を実行するとdocker-composeでPostgreSQLが立ち上がり、pipenvでパッケージがインストールされ、toxでテストが起動し、一通りのコードが実行されます。 サーバーを起動する場合は最後を

$ pipenv run python main.py

とするとポート8000でサーバーが起動します。

URLルーティング

/myapp/blueprints を見てください。

/myapp/blueprints/__init__.pyを見ると

from sanic import Blueprint
from .api import api
from .pages import pages


bp = Blueprint.group(api, pages)

apipages入れ子にしています。

/myapp/blueprints/api/__init__.pyを見ると

from sanic import Blueprint
from .hello import hello
from .todo import todo


api = Blueprint.group(hello, todo, url_prefix='/api')

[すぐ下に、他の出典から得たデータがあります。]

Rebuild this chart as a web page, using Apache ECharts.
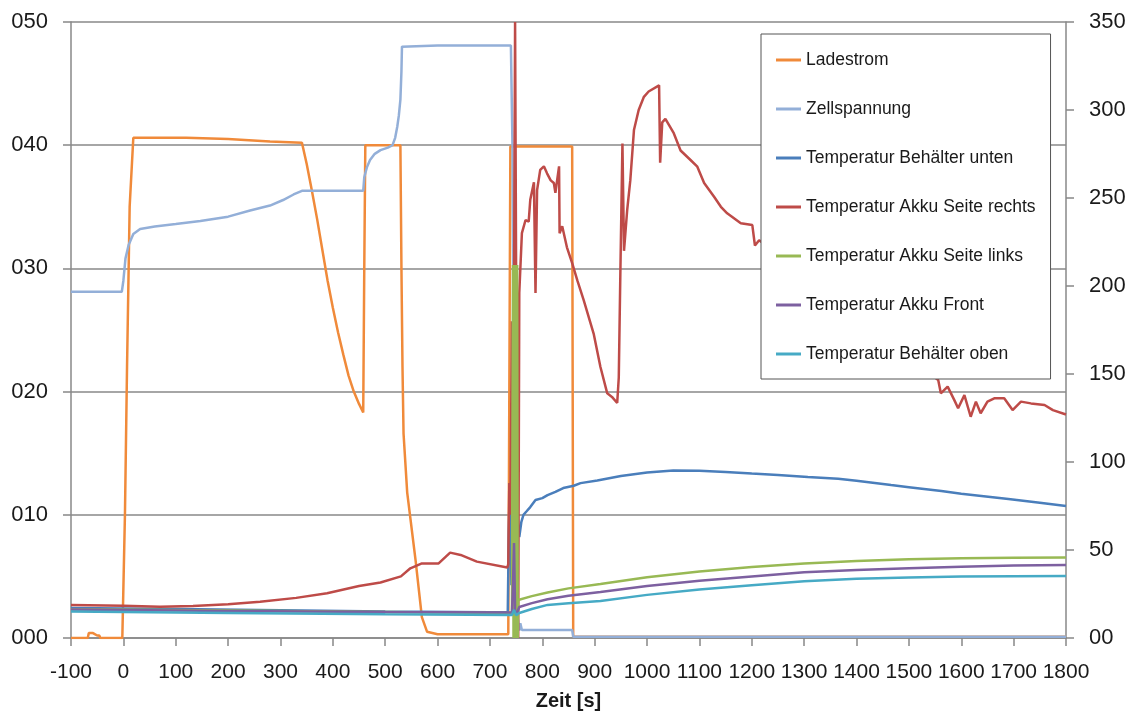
<!DOCTYPE html>
<html>
<head>
<meta charset="utf-8">
<script src="https://cdn.jsdelivr.net/npm/echarts@6/dist/echarts.min.js"></script>
<style>
  html, body { margin: 0; padding: 0; background: #fff; }
  #chart { width: 1133px; height: 716px; }
</style>
</head>
<body>
<div id="chart"></div>
<script>
const ladestromT = [-100, -68, -66, -58, -50, -46, -44, -2, 3, 7, 12, 19, 60, 120, 200, 280, 341, 350, 360, 370, 380, 390, 400, 410, 420, 430, 440, 450, 458, 460, 462, 500, 529, 531, 533, 535, 542, 558, 570, 580, 600, 650, 700, 735, 737, 739, 757, 800, 857, 859, 1000, 1200, 1400, 1600, 1800]
const ladestrom = [0, 0, 0.4, 0.4, 0.2, 0.2, 0, 0, 10, 22, 35, 40.6, 40.6, 40.6, 40.5, 40.3, 40.2, 38.5, 36.3, 34.0, 31.5, 29.0, 26.8, 24.8, 23.0, 21.3, 20.0, 19.0, 18.3, 30, 40, 40, 40, 30, 22, 16.6, 11.8, 6.3, 1.7, 0.5, 0.3, 0.3, 0.3, 0.3, 20, 39.9, 39.9, 39.9, 39.9, 0.1, 0.1, 0.1, 0.1, 0.1, 0.1]

const zellspannungT = [-100, -3, 0, 4, 10, 19, 32, 60, 100, 147, 200, 242, 280, 305, 325, 341, 400, 458, 460, 465, 471, 480, 491, 505, 514, 519, 523, 526, 529, 531, 532, 600, 700, 740, 743, 745, 748, 752, 756, 758, 761, 800, 857, 859, 1000, 1200, 1400, 1600, 1800]
const zellspannung = [28.1, 28.1, 29.0, 30.8, 31.9, 32.8, 33.2, 33.4, 33.6, 33.85, 34.2, 34.7, 35.1, 35.55, 36.0, 36.3, 36.3, 36.3, 37.4, 38.2, 38.8, 39.3, 39.6, 39.8, 40.0, 40.6, 41.5, 42.4, 43.7, 46, 48.0, 48.1, 48.1, 48.1, 40, 25, 8, 2, 0.6, 1.2, 0.65, 0.65, 0.65, 0.1, 0.1, 0.1, 0.1, 0.1, 0.1]

const behaelterUntenT = [-100, 100, 300, 500, 700, 734, 736, 738, 741, 744, 748, 752, 754, 756, 760, 764, 770, 777, 787, 800, 810, 825, 840, 860, 873, 905, 950, 1000, 1050, 1100, 1150, 1200, 1250, 1307, 1365, 1400, 1466, 1500, 1562, 1600, 1690, 1750, 1800]
const behaelterUnten = [17.0, 16.5, 15.8, 15.0, 14.6, 14.6, 60, 88, 30, 62, 20, 72, 71.6, 57.4, 66, 70, 72, 74.4, 78.4, 79.5, 81.2, 83, 85.2, 86.5, 88, 89.5, 92, 94, 95.2, 95, 94.3, 93.4, 92.6, 91.5, 90.5, 89.3, 86.9, 85.7, 83.5, 82, 79, 76.8, 75]

const akkuRechtsT = [-100, 0, 70, 133, 200, 261, 330, 389, 450, 491, 530, 548, 570, 602, 624, 644, 675, 733, 735, 737, 739, 742, 745, 748, 750, 752, 754, 756, 761, 768, 774, 777, 784, 787, 790, 796, 803, 809, 816, 822, 825, 832, 833, 838, 847, 857, 867, 879, 898, 911, 924, 933, 943, 946, 949, 953, 956, 962, 968, 975, 984, 994, 1003, 1023, 1025, 1029, 1035, 1051, 1064, 1083, 1096, 1109, 1128, 1141, 1153, 1179, 1201, 1206, 1214, 1250, 1300, 1350, 1400, 1450, 1500, 1540, 1556, 1561, 1574, 1587, 1594, 1606, 1618, 1628, 1637, 1650, 1663, 1682, 1698, 1714, 1733, 1759, 1775, 1800]
const akkuRechts = [18.7, 18.3, 17.8, 18.2, 19.2, 20.6, 22.8, 25.4, 29.5, 31.5, 35.0, 39.6, 42.4, 42.4, 48.5, 47.2, 43.4, 40, 42, 88, 70, 180, 120, 350, 350, 60, 0, 196, 230, 237.5, 236.6, 249, 259, 196, 254.5, 266, 268, 264, 260, 258.5, 253, 268, 230, 234, 222, 213, 203, 192, 173, 154, 139, 137, 133.5, 148, 207, 281, 220, 243, 260, 288.6, 300, 307.5, 310.5, 314, 270, 293, 295, 286.8, 277, 271.6, 267.8, 258.5, 250.7, 245, 241.3, 235.6, 234.6, 223, 226, 218, 207, 195, 183, 171, 160, 150, 146.6, 139, 142.8, 135, 130.5, 138, 125.7, 134.3, 127.7, 134.3, 136.2, 136.2, 129.5, 134.3, 133.3, 132.4, 129.5, 127]

const akkuLinksT = [-100, 200, 500, 742, 744, 745, 746, 747, 748, 749, 750, 751, 752, 753, 754, 756, 780, 810, 850, 911, 1000, 1100, 1200, 1300, 1400, 1500, 1600, 1700, 1800]
const akkuLinks = [16.3, 15.6, 14.8, 14.2, 212, 0, 212, 0, 212, 0, 212, 0, 212, 0, 21.6, 21.6, 23.8, 25.8, 28.2, 30.7, 34.5, 37.8, 40.3, 42.3, 43.8, 44.8, 45.3, 45.6, 45.7]

const akkuFrontT = [-100, 200, 500, 742, 744, 746, 748, 752, 756, 780, 810, 850, 911, 1000, 1100, 1200, 1300, 1400, 1500, 1600, 1700, 1800]
const akkuFront = [16.2, 15.4, 14.8, 14.5, 30, 54, 15, 14.5, 17.6, 19.8, 22, 24, 26.1, 29.5, 32.5, 35, 37.3, 38.7, 39.7, 40.5, 41.2, 41.5]

const behaelterObenT = [-100, 200, 500, 742, 746, 750, 756, 780, 810, 850, 911, 1000, 1100, 1200, 1300, 1400, 1500, 1600, 1700, 1800]
const behaelterOben = [15.0, 14.2, 13.5, 13.1, 16, 13, 14.2, 16.5, 18.8, 19.8, 21, 24.5, 27.5, 30, 32.2, 33.6, 34.4, 34.9, 35.1, 35.2]

const font = "'Liberation Sans', Arial, sans-serif"
const textColor = '#1a1a1a'
const axisGray = '#888888'

function pairs (t, v) {
  return t.map((x, i) => [x, v[i]])
}

function line (name, t, v, color, axis) {
  return {
    name: name,
    type: 'line',
    yAxisIndex: axis,
    data: pairs(t, v),
    showSymbol: false,
    symbol: 'none',
    lineStyle: { color: color, width: 2.5 },
    itemStyle: { color: color }
  }
}

const chart = echarts.init(document.getElementById('chart'))
const option = {
  animation: false,
  backgroundColor: '#fff',
  grid: { left: 71, right: 67, top: 22, bottom: 78 },
  legend: {
    orient: 'vertical',
    left: 761,
    top: 34,
    padding: [17, 15, 16, 15],
    itemGap: 31,
    itemWidth: 25,
    itemHeight: 3,
    icon: 'rect',
    backgroundColor: '#fff',
    borderColor: '#555',
    borderWidth: 1,
    textStyle: { fontFamily: font, fontSize: 17.5, color: textColor }
  },
  xAxis: {
    type: 'value',
    min: -100,
    max: 1800,
    interval: 100,
    name: 'Zeit [s]',
    nameLocation: 'middle',
    nameGap: 53,
    nameTextStyle: { fontFamily: font, fontSize: 20, fontWeight: 'bold', color: textColor },
    axisLine: { onZero: false, lineStyle: { color: axisGray, width: 1.5 } },
    axisTick: { length: 8, lineStyle: { color: axisGray, width: 1.5 } },
    axisLabel: {
      fontFamily: font, fontSize: 21, color: textColor, margin: 24,
      showMinLabel: true, showMaxLabel: true,
      formatter: v => String(v)
    },
    splitLine: { show: false }
  },
  yAxis: [{
    type: 'value',
    min: 0,
    max: 50,
    interval: 10,
    axisLine: { show: true, onZero: false, lineStyle: { color: axisGray, width: 1.5 } },
    axisTick: { show: true, length: 8, lineStyle: { color: axisGray, width: 1.5 } },
    axisLabel: {
      fontFamily: font, fontSize: 22, color: textColor, margin: 23,
      formatter: v => String(v).padStart(3, '0')
    },
    splitLine: { lineStyle: { color: axisGray, width: 1.5 } }
  }, {
    type: 'value',
    min: 0,
    max: 350,
    interval: 50,
    position: 'right',
    axisLine: { show: true, onZero: false, lineStyle: { color: axisGray, width: 1.5 } },
    axisTick: { show: true, length: 8, lineStyle: { color: axisGray, width: 1.5 } },
    axisLabel: {
      fontFamily: font, fontSize: 22, color: textColor, margin: 23,
      formatter: v => String(v).padStart(2, '0')
    },
    splitLine: { show: false }
  }],
  series: [
    line('Ladestrom', ladestromT, ladestrom, '#f08a3a', 0),
    line('Zellspannung', zellspannungT, zellspannung, '#93afd8', 0),
    line('Temperatur Behälter unten', behaelterUntenT, behaelterUnten, '#4a7ebb', 1),
    line('Temperatur Akku Seite rechts', akkuRechtsT, akkuRechts, '#be4b48', 1),
    line('Temperatur Akku Seite links', akkuLinksT, akkuLinks, '#98b954', 1),
    line('Temperatur Akku Front', akkuFrontT, akkuFront, '#7d60a0', 1),
    line('Temperatur Behälter oben', behaelterObenT, behaelterOben, '#46aac5', 1)
  ]
}
chart.setOption(option)
</script>
</body>
</html>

hellotodo入れ子にしていて、url_prefixが設定されています。

/myapp/blueprints/api/hello.pyを見ると

from sanic import Blueprint, response

hello = Blueprint('hello_api', url_prefix='/hello')


@hello.route('/world')
async def hello_api(request):
    return response.json({'hello': 'world'})

Hello, WorldなAPIがあります。
SanicのBlueprintは入れ子にすることができ、url_prefixでpathの設計が出来ます。
トップのBlueprintはここで登録されているため、 このAPI/api/hello/worldでアクセスすることができます。

テスト

toxを使用し、pytestでテスト、flake8, mypyで文法チェックをしています。
よく使われている方法だと思われ、検索で出てくる情報も豊富なので細かく解説はしませんが
tox.iniで設定をしています。

コンフィグ

myapp/config.pyにあります。
今はまだDBの設定を書いているくらいであまり書くことはないのですが、tox.iniでセットしている環境変数でテスト用のコンフィグに分岐するようにしていて、普段とDB名が変わるようにしています。
/myapp/__init__.pyで登録しています。

DB関連

マイグレーション

マイグレーションとはDBのスキーマの変更をバージョン管理するためのもので、Alembicを使っています。
これもよく使われている技術で情報も豊富なので細かく解説はしません、しませんが
このボイラープレートを開発に使う場合は/alembic/versionsの中身を消した上で始めると良いと思います。

Gino

Ginoは今回使った技術の中でそこまでメジャーではない部類になるのかなと思います。
ノンブロッキングなWebサーバーを実装するにあたってSQLAlchemyとDBを非同期IOで橋渡しをしてくれるものが必要でした。
GinoはPostgre SQLにしか対応していませんが、とても使いやすい印象を受けたので採用しています。
Ginoの初期化は/myapp/blueprints/events.pyでサーバー起動時に行なっています。
具体的な操作は/myapp/blueprints/api/todo.pyのTodo APIで行なっています。
挙動のテストは/tests/http/test_todo.pyで行なっています。
SQLAlchemyを使っている人であればかなり手に馴染むのではないかなと思います。

終わりに

この記事、および今回作ったものは個人開発で出来てない部分の自戒のために書いたのは正直あります。
プライベートでは勢いで書き始めて辛い思いをすることがほとんどなので...。
asyncioや非同期IOは難しい印象を受ける方も多いと思いますし、実際慣れるまでは挙動の想像がしづらかったりするのですが ちゃんと書けば性能として帰ってくるし気分も良いので、これから挑戦してみようという方の一助になればと思います。